Along with this wide definition of play, I try to use a wide definition of game as well. I like to think that a game is a form of play, involving rules, ending in a result. With this definition, a lot of things can become games! I can make mundane daily tasks into games just by adding a rule and celebrating a result. I think this strategy of “game-ifying” tasks can be used with older students to create environments better for collaboration and engagement. I know gamification is already a “thing” in education, and I’m all for it—I just think the definition of “game” there is too limiting. It doesn’t necessarily need to be a video game or a card game, or a game intended to teach core subject matter. When I was a young adult and had trouble making eye contact, I treated my body language as a game: the rules were to make eye contact and use active listening body language for as long as possible in every conversation I could throughout the day. The result was a little mini party in my head, no matter what, because as long as I tried, I was meeting the requirements! If I failed and couldn’t make eye contact, that was okay. I could try again the next round. I think giving older students this kind of playful framework could help students build their willingness to take risks and to learn from failure! I think playing daily helps build a positive foundation to life. Older students may be reluctant to do “little kid things” like playing icebreaker games, or playing group games. Reframing games as activities with rules that have results could help teens begin to feel more comfortable with playing out loud.

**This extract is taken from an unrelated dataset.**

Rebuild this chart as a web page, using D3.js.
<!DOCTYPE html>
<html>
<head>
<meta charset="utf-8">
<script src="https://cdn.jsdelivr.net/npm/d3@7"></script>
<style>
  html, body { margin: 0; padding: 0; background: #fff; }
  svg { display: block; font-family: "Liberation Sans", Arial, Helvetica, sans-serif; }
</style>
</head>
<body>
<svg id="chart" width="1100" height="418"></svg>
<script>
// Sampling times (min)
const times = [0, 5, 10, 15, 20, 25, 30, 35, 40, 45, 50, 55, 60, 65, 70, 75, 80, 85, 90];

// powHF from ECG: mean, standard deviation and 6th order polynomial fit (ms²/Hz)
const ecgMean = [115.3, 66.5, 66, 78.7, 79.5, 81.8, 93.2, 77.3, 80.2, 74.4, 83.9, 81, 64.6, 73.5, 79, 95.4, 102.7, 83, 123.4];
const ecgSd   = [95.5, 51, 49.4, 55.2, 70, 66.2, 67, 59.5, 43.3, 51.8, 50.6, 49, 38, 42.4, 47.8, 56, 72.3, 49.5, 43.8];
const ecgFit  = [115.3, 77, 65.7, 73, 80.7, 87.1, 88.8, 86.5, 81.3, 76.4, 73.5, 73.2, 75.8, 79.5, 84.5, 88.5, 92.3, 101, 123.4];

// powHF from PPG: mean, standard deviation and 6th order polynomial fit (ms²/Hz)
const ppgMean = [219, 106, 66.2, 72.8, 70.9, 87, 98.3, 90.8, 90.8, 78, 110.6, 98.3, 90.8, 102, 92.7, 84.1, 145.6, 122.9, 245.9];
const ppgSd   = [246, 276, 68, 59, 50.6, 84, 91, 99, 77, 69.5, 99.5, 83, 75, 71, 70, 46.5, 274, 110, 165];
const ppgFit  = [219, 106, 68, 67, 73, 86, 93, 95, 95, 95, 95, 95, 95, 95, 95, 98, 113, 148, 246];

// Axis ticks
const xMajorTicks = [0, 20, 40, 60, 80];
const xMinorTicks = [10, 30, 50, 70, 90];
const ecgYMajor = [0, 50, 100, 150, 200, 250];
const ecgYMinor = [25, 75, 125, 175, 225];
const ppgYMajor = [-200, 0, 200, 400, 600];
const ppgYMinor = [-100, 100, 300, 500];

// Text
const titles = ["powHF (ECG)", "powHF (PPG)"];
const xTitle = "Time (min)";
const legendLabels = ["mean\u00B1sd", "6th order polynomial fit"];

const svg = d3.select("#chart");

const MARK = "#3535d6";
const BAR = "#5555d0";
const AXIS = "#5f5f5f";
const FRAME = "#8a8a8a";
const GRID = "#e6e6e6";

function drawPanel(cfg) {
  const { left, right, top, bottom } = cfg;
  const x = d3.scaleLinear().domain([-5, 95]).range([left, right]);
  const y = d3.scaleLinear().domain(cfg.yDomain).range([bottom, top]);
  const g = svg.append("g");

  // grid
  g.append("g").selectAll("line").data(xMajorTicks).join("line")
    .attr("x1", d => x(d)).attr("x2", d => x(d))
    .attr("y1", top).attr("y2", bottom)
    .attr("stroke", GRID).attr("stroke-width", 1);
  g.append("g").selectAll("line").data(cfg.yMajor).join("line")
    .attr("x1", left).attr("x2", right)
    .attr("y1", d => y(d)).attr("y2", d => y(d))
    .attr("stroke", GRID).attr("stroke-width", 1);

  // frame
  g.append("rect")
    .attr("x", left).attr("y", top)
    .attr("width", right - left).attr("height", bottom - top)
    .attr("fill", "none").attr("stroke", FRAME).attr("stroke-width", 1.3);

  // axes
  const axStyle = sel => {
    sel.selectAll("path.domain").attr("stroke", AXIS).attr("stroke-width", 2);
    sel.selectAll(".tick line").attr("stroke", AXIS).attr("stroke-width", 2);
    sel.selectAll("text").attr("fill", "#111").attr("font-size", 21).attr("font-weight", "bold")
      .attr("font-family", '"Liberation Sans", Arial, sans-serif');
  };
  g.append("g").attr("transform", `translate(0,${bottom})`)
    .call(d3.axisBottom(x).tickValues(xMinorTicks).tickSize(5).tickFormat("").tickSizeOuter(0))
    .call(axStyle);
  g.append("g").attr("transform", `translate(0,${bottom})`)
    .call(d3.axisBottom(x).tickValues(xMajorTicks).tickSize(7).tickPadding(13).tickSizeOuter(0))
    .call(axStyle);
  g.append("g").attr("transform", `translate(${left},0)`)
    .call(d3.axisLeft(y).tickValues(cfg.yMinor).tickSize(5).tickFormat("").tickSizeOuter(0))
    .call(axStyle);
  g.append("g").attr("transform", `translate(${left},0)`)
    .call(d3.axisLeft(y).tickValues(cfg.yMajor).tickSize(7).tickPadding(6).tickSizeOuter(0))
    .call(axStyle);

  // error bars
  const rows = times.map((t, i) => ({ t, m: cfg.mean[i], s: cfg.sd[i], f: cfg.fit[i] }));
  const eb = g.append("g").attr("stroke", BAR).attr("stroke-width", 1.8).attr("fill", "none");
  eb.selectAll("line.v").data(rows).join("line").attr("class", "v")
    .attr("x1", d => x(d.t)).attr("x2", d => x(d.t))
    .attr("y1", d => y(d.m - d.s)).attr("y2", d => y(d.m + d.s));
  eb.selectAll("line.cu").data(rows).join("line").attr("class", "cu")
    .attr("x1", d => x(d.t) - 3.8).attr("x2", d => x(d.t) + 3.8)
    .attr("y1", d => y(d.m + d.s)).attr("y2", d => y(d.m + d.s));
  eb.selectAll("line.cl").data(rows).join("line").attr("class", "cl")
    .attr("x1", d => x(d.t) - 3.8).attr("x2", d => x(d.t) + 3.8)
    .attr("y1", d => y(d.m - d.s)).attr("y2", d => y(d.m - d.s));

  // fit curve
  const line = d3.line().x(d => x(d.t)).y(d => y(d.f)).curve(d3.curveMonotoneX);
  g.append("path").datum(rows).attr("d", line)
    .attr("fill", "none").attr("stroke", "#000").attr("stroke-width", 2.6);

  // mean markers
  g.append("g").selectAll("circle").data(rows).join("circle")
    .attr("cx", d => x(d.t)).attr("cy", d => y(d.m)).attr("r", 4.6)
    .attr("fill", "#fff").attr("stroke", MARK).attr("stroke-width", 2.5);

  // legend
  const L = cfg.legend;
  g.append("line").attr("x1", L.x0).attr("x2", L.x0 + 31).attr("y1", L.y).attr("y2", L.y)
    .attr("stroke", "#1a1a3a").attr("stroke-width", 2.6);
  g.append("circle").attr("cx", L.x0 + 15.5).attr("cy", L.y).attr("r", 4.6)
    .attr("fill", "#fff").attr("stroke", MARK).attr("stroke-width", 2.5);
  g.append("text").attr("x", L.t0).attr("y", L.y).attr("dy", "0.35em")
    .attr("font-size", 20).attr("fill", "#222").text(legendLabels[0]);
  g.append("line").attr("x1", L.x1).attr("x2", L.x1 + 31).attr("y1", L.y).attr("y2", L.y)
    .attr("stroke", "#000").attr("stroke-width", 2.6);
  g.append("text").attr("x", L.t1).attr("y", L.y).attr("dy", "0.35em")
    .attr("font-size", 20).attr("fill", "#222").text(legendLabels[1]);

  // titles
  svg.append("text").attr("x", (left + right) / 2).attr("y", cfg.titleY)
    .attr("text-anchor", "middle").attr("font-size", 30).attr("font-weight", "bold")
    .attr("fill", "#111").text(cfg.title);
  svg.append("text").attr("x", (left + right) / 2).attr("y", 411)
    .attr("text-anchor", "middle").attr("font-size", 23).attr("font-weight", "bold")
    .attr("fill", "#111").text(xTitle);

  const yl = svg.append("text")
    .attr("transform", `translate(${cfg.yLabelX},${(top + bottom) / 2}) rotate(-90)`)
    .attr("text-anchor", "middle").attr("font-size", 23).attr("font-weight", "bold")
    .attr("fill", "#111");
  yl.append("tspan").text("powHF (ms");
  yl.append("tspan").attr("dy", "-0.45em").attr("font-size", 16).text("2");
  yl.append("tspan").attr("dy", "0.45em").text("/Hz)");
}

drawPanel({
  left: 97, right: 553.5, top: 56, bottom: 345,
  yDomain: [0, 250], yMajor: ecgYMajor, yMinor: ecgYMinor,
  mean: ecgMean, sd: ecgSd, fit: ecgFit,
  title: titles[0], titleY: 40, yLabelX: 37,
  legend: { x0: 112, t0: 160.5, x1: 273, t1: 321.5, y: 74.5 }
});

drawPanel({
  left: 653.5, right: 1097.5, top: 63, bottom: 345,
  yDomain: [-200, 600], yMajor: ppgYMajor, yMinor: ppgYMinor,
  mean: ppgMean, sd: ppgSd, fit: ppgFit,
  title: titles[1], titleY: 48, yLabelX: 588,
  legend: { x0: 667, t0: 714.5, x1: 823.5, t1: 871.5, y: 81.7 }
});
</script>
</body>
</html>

I like practice play because often it starts with a daydream. I hope to bring practice play in my classroom through creative brainstorming games, like free association, one-word-at-a-time group brainstorming, speed idea iteration. Maybe also I could bring practice play into my teaching through material exploration: how many ways can you draw with a marker? How far can you pull a piece of silly putty before it breaks? How fast can you make paint dry?
Symbolic play is a neat one for me because I come from the theatre world, and theatre is all about symbolic play. Acting is one big complex game. I also like naming things, or sticking googly eyes on stuff, or just drawing eyeballs on my tools. Just making some new friends (who happen to be inanimate) can be really fun! And it can help you learn to empathize with things outside of yourself.
I think from the above paragraphs it’s pretty easy to tell game playing is my jam. I love a good game. I hope to bring gameplay (especially collaborative gameplay) into my classroom early and often, and in many different forms! I think artmaking games are particularly exciting, and I really want to see what a group of kids armed with some rules and materials could make together when they play.

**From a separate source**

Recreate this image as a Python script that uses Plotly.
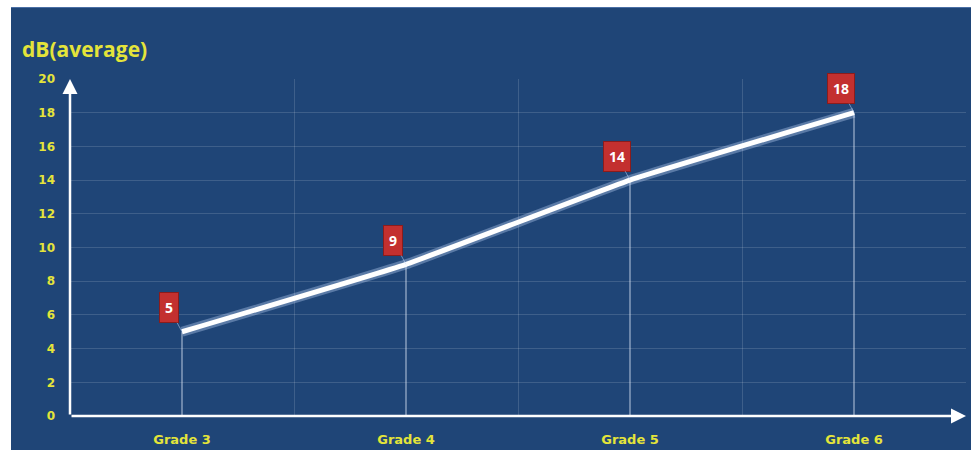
import plotly.graph_objects as go

categories = ["Grade 3", "Grade 4", "Grade 5", "Grade 6"]
values = [5, 9, 14, 18]
y_ticks = [0, 2, 4, 6, 8, 10, 12, 14, 16, 18, 20]
y_title = "dB(average)"

x = list(range(len(categories)))
yellow = "#e4e43a"
panel = "#1f4577"

fig = go.Figure()

# drop lines from each point to zero
drop_x, drop_y = [], []
for xi, v in zip(x, values):
    drop_x += [xi, xi, None]
    drop_y += [0, v, None]
fig.add_trace(go.Scatter(x=drop_x, y=drop_y, mode="lines",
                         line=dict(color="rgba(230,240,255,0.65)", width=1.2),
                         hoverinfo="skip", showlegend=False))

# glow + main line
fig.add_trace(go.Scatter(x=x, y=values, mode="lines",
                         line=dict(color="rgba(200,220,255,0.35)", width=10, shape="spline", smoothing=0.3),
                         hoverinfo="skip", showlegend=False))
fig.add_trace(go.Scatter(x=x, y=values, mode="lines",
                         line=dict(color="white", width=5, shape="spline", smoothing=0.3),
                         showlegend=False))

# value labels
for xi, v in zip(x, values):
    fig.add_annotation(x=xi, y=v, text="<b>%d</b>" % v, showarrow=True,
                       arrowhead=0, arrowwidth=1, arrowcolor="rgba(200,220,255,0.5)",
                       ax=-13, ay=-24, bgcolor="#c3302f", bordercolor="#8a1c1c",
                       borderwidth=1, borderpad=5,
                       font=dict(color="white", size=14, family="Open Sans"))

# axes with arrow heads
fig.add_annotation(x=3.5, y=0, ax=-0.5, ay=0, xref="x", yref="y", axref="x", ayref="y",
                   text="", showarrow=True, arrowhead=2, arrowsize=1.2, arrowwidth=2.5,
                   arrowcolor="white")
fig.add_annotation(x=-0.5, y=20, ax=-0.5, ay=0, xref="x", yref="y", axref="x", ayref="y",
                   text="", showarrow=True, arrowhead=2, arrowsize=1.2, arrowwidth=2.5,
                   arrowcolor="white")

# title
fig.add_annotation(text="<b>" + y_title + "</b>", xref="paper", yref="paper",
                   x=-0.056, y=1.09, xanchor="left", yanchor="middle", showarrow=False,
                   font=dict(color=yellow, size=21, family="Open Sans"))

# dark blue panel
fig.add_shape(type="rect", xref="paper", yref="paper", layer="below",
              x0=-59/896, x1=1.2, y0=-0.2, y1=(416-7)/337,
              fillcolor=panel, line=dict(width=0))
fig.add_shape(type="line", xref="paper", yref="paper", layer="below",
              x0=-59/896, x1=1.2, y0=(416-7.5)/337, y1=(416-7.5)/337,
              line=dict(color="#4a6fa5", width=1))

fig.update_layout(
    width=971, height=450,
    margin=dict(l=70, r=5, t=79, b=34),
    paper_bgcolor="white", plot_bgcolor=panel,
    showlegend=False,
    xaxis=dict(range=[-0.5, 3.5], tickvals=x, ticktext=["<b>%s</b>" % c for c in categories],
               showgrid=False, zeroline=False, showline=False, ticks="",
               ticklabelstandoff=14, automargin=False,
               tickfont=dict(color=yellow, size=13, family="DejaVu Sans"),
               minor=dict(tickvals=[-0.5, 0.5, 1.5, 2.5, 3.5], showgrid=True,
                          gridcolor="rgba(255,255,255,0.14)", gridwidth=1, ticks=""),
               fixedrange=True),
    yaxis=dict(range=[0, 20], tickvals=y_ticks, ticktext=["<b>%d</b>" % t for t in y_ticks],
               showgrid=True, gridcolor="rgba(255,255,255,0.14)", gridwidth=1,
               zeroline=False, showline=False, ticks="", ticklabelstandoff=14,
               automargin=False,
               tickfont=dict(color=yellow, size=12, family="DejaVu Sans"),
               fixedrange=True),
)

fig.write_html("out.html")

I loved seeing the kids at Double Helix play as they made their dream room collages! Many kids began constructing stories as they collaged their rooms together. I was particularly struck by one student who layered small squares of foam together to make legs for a bed that elevated right off the page. A few other students applied images of animals to their collages and told stories about the “pets” they added to their rooms. I think the fact that my group chose to give no requirements for what must be included in their collages allowed the students to freely explore their own concepts of a dream room, and begin to build narratives around their collages. I hope to continue building experiences like this, that allow for choice and play during artmaking.

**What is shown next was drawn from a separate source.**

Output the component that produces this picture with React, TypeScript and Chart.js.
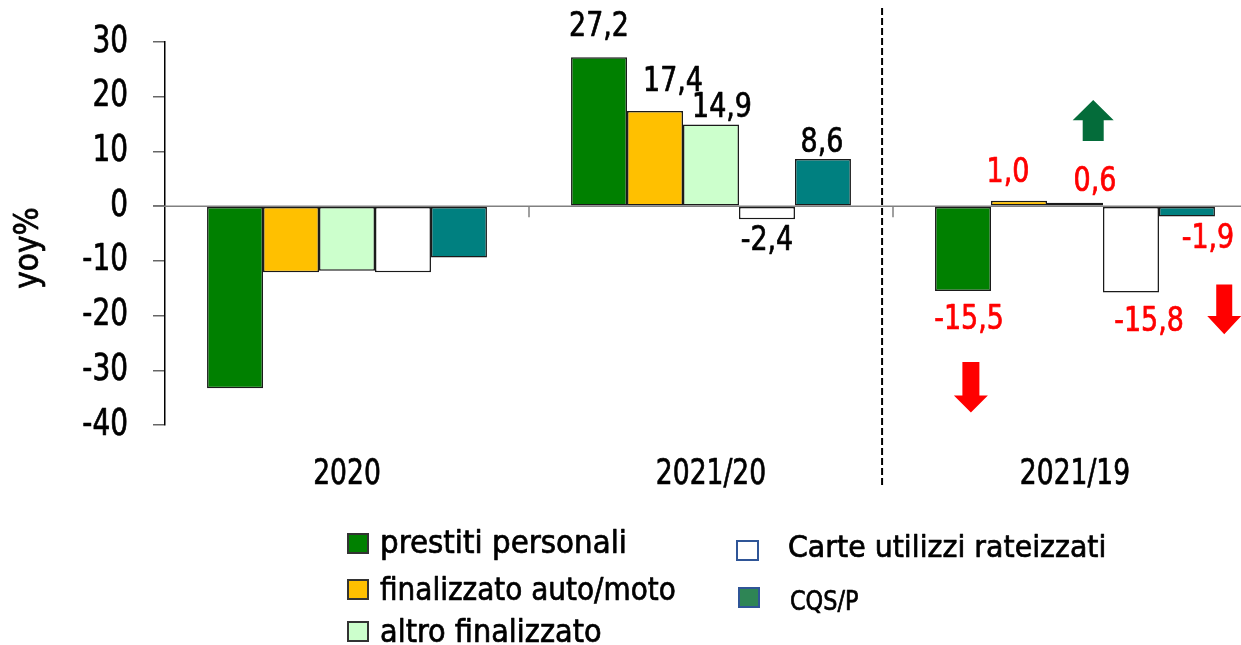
import React, { useEffect, useRef } from 'react';
import { Chart, registerables } from 'chart.js';

Chart.register(...registerables);

// ---------- data ----------
const categories = ['2020', '2021/20', '2021/19'];
const seriesNames = [
  'prestiti personali',
  'finalizzato auto/moto',
  'altro finalizzato',
  'Carte utilizzi rateizzati',
  'CQS/P',
];
const prestitiPersonali = [-33.3, 27.2, -15.5];
const finalizzatoAutoMoto = [-12.1, 17.4, 1.0];
const altroFinalizzato = [-11.8, 14.9, 0.6];
const carteUtilizziRateizzati = [-12.1, -2.4, -15.8];
const cqsP = [-9.4, 8.6, -1.9];
const yMin = -40;
const yMax = 30;
const yStep = 10;
const yTitle = 'yoy%';

// which category groups carry value labels, and their colour
const labelShown = [false, true, true];
const labelColors = ['#000000', '#000000', '#FF0000'];
// label nudges in px [series][category] (layout only)
const labelDx = [
  [0, 0, 6],
  [0, 18, -11],
  [0, 11, 20],
  [0, 0, 18],
  [0, -1, 21],
];
const labelDy = [
  [0, -30, 29],
  [0, -29, -27],
  [0, -16, -21],
  [0, 22, 30],
  [0, -16, 23],
];

// ---------- styles ----------
const FONT = "'DejaVu Sans Condensed', 'DejaVu Sans', sans-serif";
const barColors = ['#008000', '#FFC000', '#CCFFCC', '#FFFFFF', '#008080'];

const fmt = (v: number) => v.toFixed(1).replace('.', ',');

function drawText(
  ctx: CanvasRenderingContext2D,
  text: string,
  x: number,
  y: number,
  size: number,
  k: number,
  align: CanvasTextAlign,
  baseline: CanvasTextBaseline,
  color: string,
) {
  ctx.save();
  ctx.translate(x, y);
  ctx.scale(k, 1);
  ctx.font = `${size}px ${FONT}`;
  ctx.textAlign = align;
  ctx.textBaseline = baseline;
  ctx.fillStyle = color;
  ctx.strokeStyle = color;
  ctx.lineWidth = 0.7;
  ctx.lineJoin = 'round';
  ctx.fillText(text, 0, 0);
  ctx.strokeText(text, 0, 0);
  ctx.restore();
}

const decorPlugin = {
  id: 'decor',
  beforeDatasetsDraw(chart: any) {
    const { ctx, scales } = chart;
    const y0 = scales.y.getPixelForValue(0);
    ctx.save();
    ctx.strokeStyle = '#808080';
    ctx.lineWidth = 1.5;
    ctx.beginPath();
    ctx.moveTo(chart.chartArea.left - 12, y0);
    ctx.lineTo(chart.width, y0);
    ctx.stroke();
    // boundary ticks on the zero line
    for (let i = 0; i < categories.length - 1; i++) {
      const xb = (scales.x.getPixelForValue(i) + scales.x.getPixelForValue(i + 1)) / 2;
      ctx.beginPath();
      ctx.moveTo(xb, y0);
      ctx.lineTo(xb, y0 + 11);
      ctx.stroke();
    }
    ctx.restore();
  },
  afterDatasetsDraw(chart: any) {
    const { ctx, scales } = chart;
    const xs = scales.x;
    const ys = scales.y;
    const catW = xs.getPixelForValue(1) - xs.getPixelForValue(0);
    ctx.save();

    // y tick labels
    ys.ticks.forEach((t: any) => {
      drawText(ctx, String(t.value), chart.chartArea.left - 37, ys.getPixelForValue(t.value), 37, 0.84, 'right', 'middle', '#000');
    });

    // value labels
    chart.data.datasets.forEach((ds: any, si: number) => {
      const meta = chart.getDatasetMeta(si);
      meta.data.forEach((el: any, ci: number) => {
        if (!labelShown[ci]) return;
        drawText(ctx, fmt(ds.data[ci]), el.x + labelDx[si][ci], el.y + labelDy[si][ci], 34, 0.88, 'center', 'middle', labelColors[ci]);
      });
    });

    // category labels
    categories.forEach((c, i) => {
      drawText(ctx, c, xs.getPixelForValue(i), 475, 36, 0.82, 'center', 'middle', '#000');
    });

    // y title
    ctx.save();
    ctx.translate(29, 248);
    ctx.rotate(-Math.PI / 2);
    drawText(ctx, yTitle, 0, 0, 33, 1, 'center', 'middle', '#000');
    ctx.restore();

    // dashed separator
    const xd = xs.getPixelForValue(1) + 0.47 * catW;
    ctx.strokeStyle = '#000';
    ctx.lineWidth = 2;
    ctx.setLineDash([7, 3]);
    ctx.beginPath();
    ctx.moveTo(xd, ys.getPixelForValue(36.2));
    ctx.lineTo(xd, ys.getPixelForValue(-51.3));
    ctx.stroke();
    ctx.setLineDash([]);

    // arrows
    const arrows = [
      { cat: 2, off: 0.05, tail: 11.9, neck: 15.7, tip: 19.4, headW: 41, shaftW: 21, color: '#046C3A' },
      { cat: 2, off: -0.286, tail: -28.5, neck: -34.6, tip: -37.7, headW: 34, shaftW: 17, color: '#FF0000' },
      { cat: 2, off: 0.41, tail: -14.3, neck: -20.1, tip: -23.4, headW: 34, shaftW: 16, color: '#FF0000' },
    ];
    arrows.forEach((a) => {
      const cx = xs.getPixelForValue(a.cat) + a.off * catW;
      const yt = ys.getPixelForValue(a.tail);
      const yn = ys.getPixelForValue(a.neck);
      const yp = ys.getPixelForValue(a.tip);
      ctx.fillStyle = a.color;
      ctx.beginPath();
      ctx.moveTo(cx - a.shaftW / 2, yt);
      ctx.lineTo(cx + a.shaftW / 2, yt);
      ctx.lineTo(cx + a.shaftW / 2, yn);
      ctx.lineTo(cx + a.headW / 2, yn);
      ctx.lineTo(cx, yp);
      ctx.lineTo(cx - a.headW / 2, yn);
      ctx.lineTo(cx - a.shaftW / 2, yn);
      ctx.closePath();
      ctx.fill();
    });

    // legend
    const legendItems = [
      { x: 348, y: 534, w: 20, h: 19, fill: barColors[0], stroke: '#333333', tx: 380, ty: 553, size: 32, k: 1.02 },
      { x: 348, y: 580, w: 20, h: 19, fill: barColors[1], stroke: '#333333', tx: 380, ty: 600, size: 32, k: 0.97 },
      { x: 348, y: 622, w: 20, h: 19, fill: barColors[2], stroke: '#333333', tx: 380, ty: 642, size: 32, k: 1.0 },
      { x: 737, y: 541, w: 21, h: 19, fill: '#FFFFFF', stroke: '#2F5597', tx: 788, ty: 557, size: 31, k: 1.02 },
      { x: 739, y: 588, w: 20, h: 19, fill: '#2E8555', stroke: '#2F5597', tx: 790, ty: 610, size: 27, k: 0.92 },
    ];
    legendItems.forEach((it, i) => {
      ctx.fillStyle = it.fill;
      ctx.fillRect(it.x, it.y, it.w, it.h);
      ctx.strokeStyle = it.stroke;
      ctx.lineWidth = 2;
      ctx.strokeRect(it.x, it.y, it.w, it.h);
      drawText(ctx, seriesNames[i], it.tx, it.ty, it.size, it.k, 'left', 'alphabetic', '#000');
    });

    ctx.restore();
  },
};

export default function App() {
  const ref = useRef<HTMLCanvasElement | null>(null);
  useEffect(() => {
    if (!ref.current) return;
    const seriesData = [prestitiPersonali, finalizzatoAutoMoto, altroFinalizzato, carteUtilizziRateizzati, cqsP];
    const chart = new Chart(ref.current, {
      type: 'bar',
      data: {
        labels: categories,
        datasets: seriesData.map((d, i) => ({
          label: seriesNames[i],
          data: d,
          backgroundColor: barColors[i],
          borderColor: '#1a1a1a',
          borderWidth: 1.5,
          borderSkipped: false,
          categoryPercentage: 0.769,
          barPercentage: 1,
        })),
      },
      options: {
        animation: false,
        responsive: false,
        devicePixelRatio: 1,
        layout: { padding: { top: 42, left: 0, right: 0, bottom: 0 } },
        plugins: { legend: { display: false }, tooltip: { enabled: false }, title: { display: false } },
        scales: {
          x: {
            ticks: { display: false },
            grid: { display: false, drawTicks: false },
            border: { display: false },
            afterFit: (s: any) => {
              s.height = 220;
            },
          },
          y: {
            min: yMin,
            max: yMax,
            ticks: { stepSize: yStep, display: false },
            grid: { drawOnChartArea: false, drawTicks: true, tickLength: 12, color: '#666666', lineWidth: 1.5 },
            border: { display: true, color: '#000', width: 1.5 },
            afterFit: (s: any) => {
              s.width = 165;
            },
          },
        },
      },
      plugins: [decorPlugin],
    });
    return () => chart.destroy();
  }, []);

  return (
    <div style={{ position: 'fixed', left: 0, top: 0, width: 1241, height: 645, overflow: 'hidden', background: '#fff' }}>
      <canvas ref={ref} width={1257} height={645} style={{ display: 'block', width: 1257, height: 645 }} />
    </div>
  );
}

Just one last thing—writing this post reminded me of a favorite Twitter account I follow called @each_wordsquare, which posts grids of letters which make the same words left to right and top to bottom. I love following playful little Twitter accounts like this one!

Root-Bernstein, R. S., & Root-Bernstein, M. M. (2001). Play. In Sparks of Genius: The Thirteen Thinking Tools of the World’s Most Creative People (Early ed., pp. 246–268). Mariner Books.

Charters, Reggio Emilia and Listening

In my old neighborhood, I walked past a little charter school every day on my way to the train. It was housed in the first and second floors of a “nice” apartment building (there were balconies but also a colony of feral cats around the back) and had large graphics featuring smiling students on the windows. Sometimes I’d see classes in progress through the windows on my walk, and I wondered what it was like in there.

My understanding of charter schools at the time was largely based on what I had heard on the news: stories of frauds and failures. I knew someone could found a charter school, reap the vouchers, and then invest nothing in the school, leading to its inevitable closure. The founder keeps the money, and the students and teachers are left without resources and without a school. I had read stories of teachers showing up to the school building only to find a sign on the door informing them they were no longer employed because the school no longer existed. But, I think walking past the little charter school pulled the issue to the front of my mind a little more and I spent some effort seeking out information on why and how charter schools work.

Now I understand charter schools are established to provide an alternative to public schools, and often focus on specific specialties or needs in the community. Though there’s little difference in student achievement when comparing charters and public schools (TS&S Ch. 5 p. 158), charter schools provide an opportunity to explore and implement curricula outside of the state and local regulations. Charter schools also provide opportunities for students to potentially find an environment more conducive to their learning style than might be available in public schools.

However, my feelings about charter schools are still mixed. Relaxed regulations can be helpful in curriculum design and specialization, but can also be taken advantage of in ways that harm students and teachers. Vouchers turn students into dollars instead of learners. Students and parents may need to commute longer, or leave their communities entirely, to get to a chosen charter school. I’m interested to see how charter schools develop over the next decade, and how the impact of these schools ripples out into the larger education structure of the country.


In Italy, far away from US charter schools, Reggio Emilia teachers use time, space, and listening to facilitate exploration for their students. I’m interested in the element of listening the most. In Reggio schools, teachers listen to students, engaging fully in discussion and posing questions to deepen the conversation. Reggio teachers help “children to develop theories in response to listening” (Wexler, 2004, p. 18). Outside of a few very rare occasions, I don’t remember being listened to like that in my experience in my US public schools. Looking at it from an educator’s point of view now, I understand how scary it can be to just let kids talk about something. What if the conversation goes off the rails? What if something bad happens???

It will be fine. Becoming comfortable with not knowing is a big first step I hope to take in incorporating listening into my classroom. I do hope to provide a space for students to discover their own interests and theories, and not just those put on them by adults in their lives. I don’t think discussion needs to be long or drawn out to be meaningful, it just needs to be routine and comfortable. I think if a class of kids are in the habit of discussing before and after a learning experience, it will become natural to express thoughts and feelings about the topics as they come. As a teacher, my responsibility is to facilitate a supportive listening environment and step back to let the kids work!